Chain-plate Material Arrived

The new chain-plate material arrived today. The material is a special form of stainless steel called Duplex 2205. It has superior anti-corrosive qualities over the more common 316 stainless steel widely used in the marine industry.

Duplex 2205 material for new chain-plates

Duplex 2205 material for new chain-plates

A certification letter came with the material attesting to the origin and quality of the material. When friend, Tim gets a drill press on site, we will begin the arduous process of drilling holes and grinding edges. For some inexplicable reason, I mistakenly ordered four long pieces where I only need two for the major shrouds. Makes me think I am in for another surprise and will be happy to have the spares in future. I ordered all new 316 stainless steel fasteners to secure the chain-plates. Realizing the shear strength of stainless steel is about half its tensile strength (lengthwise) I did a quick calculation and determined four 3/8″ bolts do not provide enough shear strength for the size rigging and loads on the major shrouds, but is OK for the minors going to the middle of the mast. So I decided to increase the size and number of bolts securing the majors to five 1/2″ bolts and one 3/8″ bolt. I am retaining one 3/8″ bolt to simplify the bonding wire connection. Cost of the new 316 SS bolts, washers, lock washers, and nuts came to about $72 including shipping. This includes a few extra to keep as spare parts.

Old 3/8" Chain-plate Bolt ready to break!

Old 3/8″ Chain-plate Bolt ready to break!


The picture at right is one of the old 3/8″ bolts securing the chain-plates. You can clearly see the wear spot where the chain-plate was trying to shear the bolt. It is good to correct this now before losing the mast at sea.

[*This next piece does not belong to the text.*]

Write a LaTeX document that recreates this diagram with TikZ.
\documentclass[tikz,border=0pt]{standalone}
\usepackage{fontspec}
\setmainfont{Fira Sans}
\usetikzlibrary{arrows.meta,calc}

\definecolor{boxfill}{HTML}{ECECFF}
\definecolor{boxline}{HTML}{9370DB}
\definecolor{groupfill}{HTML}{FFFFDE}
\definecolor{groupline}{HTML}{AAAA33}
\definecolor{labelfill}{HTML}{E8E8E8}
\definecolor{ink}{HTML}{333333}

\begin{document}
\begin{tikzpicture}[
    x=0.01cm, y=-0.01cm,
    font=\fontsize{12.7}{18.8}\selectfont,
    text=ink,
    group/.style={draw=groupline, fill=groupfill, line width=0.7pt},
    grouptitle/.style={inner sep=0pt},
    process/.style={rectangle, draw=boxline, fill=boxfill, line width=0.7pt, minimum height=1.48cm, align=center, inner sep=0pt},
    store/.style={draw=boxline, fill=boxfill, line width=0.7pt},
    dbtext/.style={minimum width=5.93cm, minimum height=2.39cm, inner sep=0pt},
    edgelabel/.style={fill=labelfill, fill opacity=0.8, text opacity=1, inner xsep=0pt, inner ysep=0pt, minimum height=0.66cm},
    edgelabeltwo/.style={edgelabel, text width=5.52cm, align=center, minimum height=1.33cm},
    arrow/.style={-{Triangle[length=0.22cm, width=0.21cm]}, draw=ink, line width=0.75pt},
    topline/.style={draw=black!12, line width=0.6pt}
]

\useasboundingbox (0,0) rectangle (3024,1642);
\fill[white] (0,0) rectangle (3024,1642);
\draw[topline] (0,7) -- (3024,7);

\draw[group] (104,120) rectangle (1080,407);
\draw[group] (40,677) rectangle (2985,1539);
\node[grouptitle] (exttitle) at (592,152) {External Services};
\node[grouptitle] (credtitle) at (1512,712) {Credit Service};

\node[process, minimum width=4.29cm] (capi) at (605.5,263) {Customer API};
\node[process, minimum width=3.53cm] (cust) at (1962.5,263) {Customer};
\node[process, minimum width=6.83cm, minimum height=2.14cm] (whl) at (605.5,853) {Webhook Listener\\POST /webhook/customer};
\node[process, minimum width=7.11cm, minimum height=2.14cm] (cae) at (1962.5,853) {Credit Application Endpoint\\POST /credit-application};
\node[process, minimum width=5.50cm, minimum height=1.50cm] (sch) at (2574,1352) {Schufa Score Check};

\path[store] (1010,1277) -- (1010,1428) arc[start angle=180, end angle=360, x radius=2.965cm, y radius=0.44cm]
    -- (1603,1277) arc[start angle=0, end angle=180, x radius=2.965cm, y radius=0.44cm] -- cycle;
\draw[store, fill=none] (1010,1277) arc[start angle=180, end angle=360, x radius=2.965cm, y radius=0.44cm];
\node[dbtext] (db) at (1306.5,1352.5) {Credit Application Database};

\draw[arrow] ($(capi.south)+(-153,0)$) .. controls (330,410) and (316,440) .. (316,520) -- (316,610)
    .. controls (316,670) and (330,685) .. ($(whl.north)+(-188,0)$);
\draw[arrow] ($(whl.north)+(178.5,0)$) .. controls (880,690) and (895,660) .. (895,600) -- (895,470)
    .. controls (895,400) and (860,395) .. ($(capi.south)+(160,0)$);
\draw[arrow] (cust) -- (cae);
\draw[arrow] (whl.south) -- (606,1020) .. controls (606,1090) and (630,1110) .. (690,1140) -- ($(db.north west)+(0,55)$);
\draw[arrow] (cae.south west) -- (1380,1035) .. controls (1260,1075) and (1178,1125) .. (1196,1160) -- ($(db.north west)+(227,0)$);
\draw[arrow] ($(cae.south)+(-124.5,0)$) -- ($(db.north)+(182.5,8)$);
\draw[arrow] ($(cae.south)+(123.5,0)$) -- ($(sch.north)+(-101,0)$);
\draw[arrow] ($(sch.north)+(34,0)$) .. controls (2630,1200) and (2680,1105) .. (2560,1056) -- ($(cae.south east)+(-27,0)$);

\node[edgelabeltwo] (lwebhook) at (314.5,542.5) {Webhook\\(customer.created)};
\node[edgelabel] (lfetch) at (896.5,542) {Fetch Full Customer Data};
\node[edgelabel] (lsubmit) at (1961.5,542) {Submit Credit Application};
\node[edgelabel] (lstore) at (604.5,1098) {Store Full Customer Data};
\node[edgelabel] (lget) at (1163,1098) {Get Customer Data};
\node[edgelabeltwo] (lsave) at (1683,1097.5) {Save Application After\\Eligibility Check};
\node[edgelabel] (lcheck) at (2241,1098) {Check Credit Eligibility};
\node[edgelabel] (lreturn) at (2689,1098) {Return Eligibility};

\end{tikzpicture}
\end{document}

All materials and supplies are on hand now to complete the chain-plate replacement. I still need to make the mold for raised landings at deck exits. The fibreglass landings raise the deck where the chain-plates exit and a metal trim covers the caulking. Raising the cover plate off the deck helps prevent water intrusion onto the knees and the securing bolts, preventing or reducing hidden corrosion. It is an extra step to insure longevity and trouble free maintenance of the new chain-plates. The landings must be bonded to the deck prior to installation of the new chain-plates. I will be sure to include photos of that process.